Summer 2011

Artist Project / Reviving the Habit

Symbols of sisterhood

Julia Sherman

The nun’s habit is a sister’s wedding dress and a symbol of her commitment to a life of poverty, chastity, and obedience. Before monastic communities were formally established in the late third century, Christian women in the deserts of Egypt, Palestine, and Syria called to consecrate their commitment to God adopted a uniform that resembled both peasant clothes and women’s mourning attire. Many of these women were widows inspired to turn towards a religious life in the second stage of their lives by the radical Gospel of St. Paul, who declared that all people are equals in the eyes of Christ; their garments were an outward symbol of their transformation.

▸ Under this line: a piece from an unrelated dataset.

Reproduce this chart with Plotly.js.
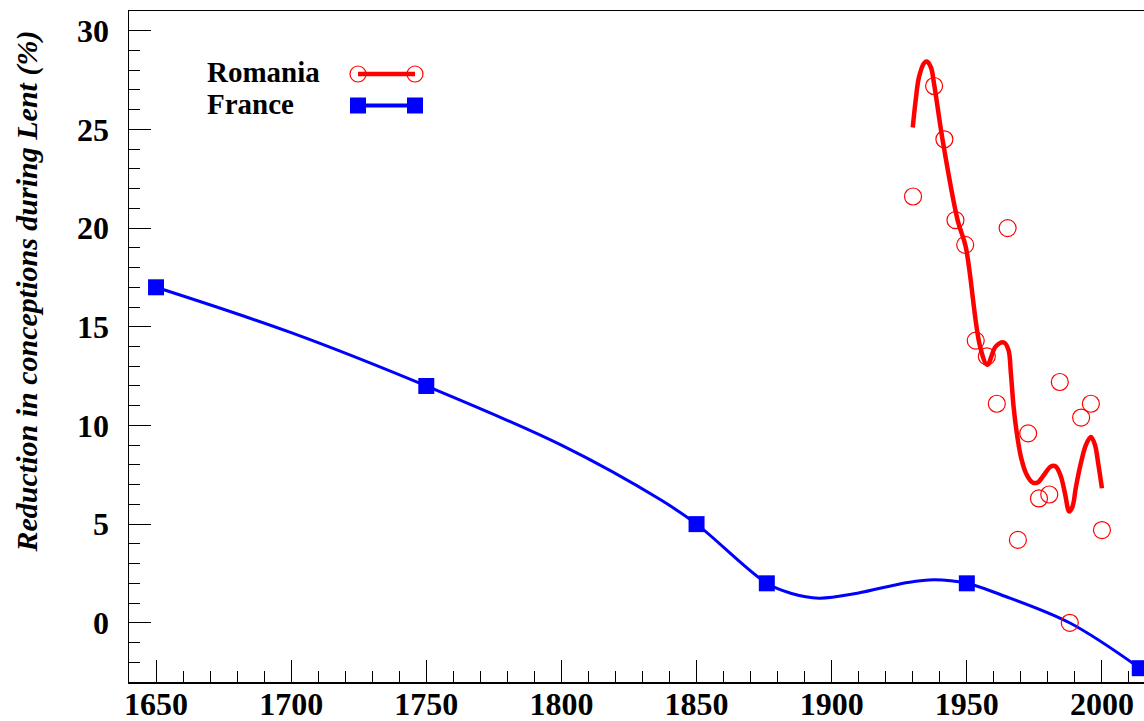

Once the general form of the habit was codified in the sixteenth century by St. Teresa of Avila and the Carmelite order, the founding sisters of new orders would design a variation of their own. Habits slowly became more elaborate, requiring special machines and custom sewing techniques, and by the seventeenth century, orders were further embellishing their uniforms by adding ornamentation where they could, deviating from their original ascetic nature. This trend led European convents to document their preferred design through the production of a handmade “nun doll” wearing an accurate, miniature version of the complete outfit. When a new community within that order was established in a distant European country, this doll was sent to be copied, but was otherwise locked away in the convent’s coffers to ensure the preservation of the original design.

As convents evolved and gained independence, nuns developed significant and diverse roles outside of the cloister and sisters began to question the costume, as it seemed to widen the gap between them and the lay people they served in the secular world. By the mid-twentieth century, liberal-minded sisters, primarily in the US, began to voice their mounting resentment toward the elaborate, high-maintenance garb imposed on them by the church and sought to recoup the right to determine their religious dress code.

By the 1960s, the habit had become a potent symbol of tension between Catholic nuns and the church, and also between the active orders who were no longer confined to the cloister but acting as social workers, nurses, doctors and educators in the secular world. Feminist nuns eventually won the right for sisters to determine their own dress in Vatican II, the ecumenical conference of 1962–1965. With this change came unforeseen complications such as a new awareness of body image, and anxiety and dissent about what the new standard for dress should be. And, much to the dismay of those who had lobbied for these changes, postulants today are often choosing to join orders that maintain their original habit, as opposed to modified versions, many of which evolved into dowdy polyester suits.